Placed on: 19 - 08 - 2025
US compliance minefield: STIR/SHAKEN & traceback
Enforcement just showed its teeth
Last week the FCC removed 185 voice providers from the Robocall Mitigation Database (RMD) and told all U.S. carriers to stop accepting their traffic. That’s not a headline for someone else—it’s routing tables, customer tickets and SLAs across the industry.
First things first: what is the RMD?
Think of the RMD as the FCC’s public “trust registry” for voice providers. You list who you are and how you stop illegal calls—STIR/SHAKEN status plus your mitigation plan. Downstream carriers rely on it to decide whether to carry your traffic. The FCC has tightened how the RMD works over the last year to make it more reliable.
Why were 185 providers ejected?

STIR/SHAKEN is a play on how James Bond likes his cocktails.

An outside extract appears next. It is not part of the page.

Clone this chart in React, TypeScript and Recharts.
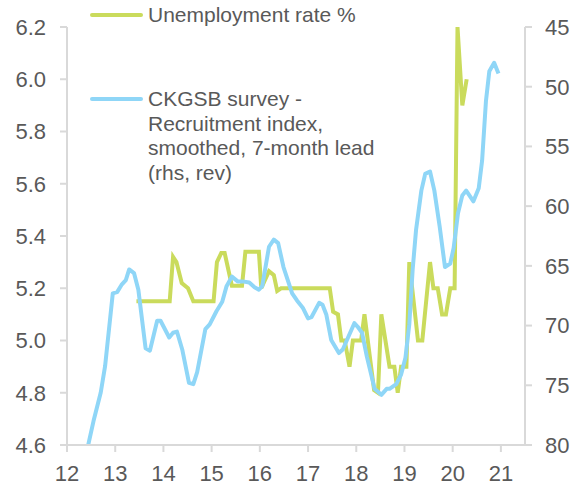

In short: incomplete or non-compliant filings, and failure to fix them after warning. The Bureau first told thousands of companies in late 2024 to cure specific problems—such as missing mitigation plans or missing newly required details in the certification—or risk removal. Many didn’t cure, so they were taken out and their traffic became blockable.
Put simply: if your entry isn’t accurate, complete, and kept up to date, you’re not “in good standing”—and the rest of the industry is instructed to block your calls.
The two pillars behind the rules—explained simply
1) STIR/SHAKEN.
This is caller-ID ‘proof of origin.’ Your network signs each call and marks how well you know the caller and the number:
- A — you know the customer and the number they’re using
- B — you know the customer or the number, but not both
- C — you’re just a pass-through
Large U.S. carriers feed these signals into analytics that decide whether a call is delivered, labelled “Spam Likely,” or blocked. Your job is to keep the original attestation intact across the chain: no stripping, downgrading, or re-signing without reason.
2) Traceback.
When the Industry Traceback Group (ITG) asks “where did this call come from?”, you must answer quickly and accurately. Today that means responding within 24 hours and cooperating up the chain. Ignore it, and you can be blocked on notice.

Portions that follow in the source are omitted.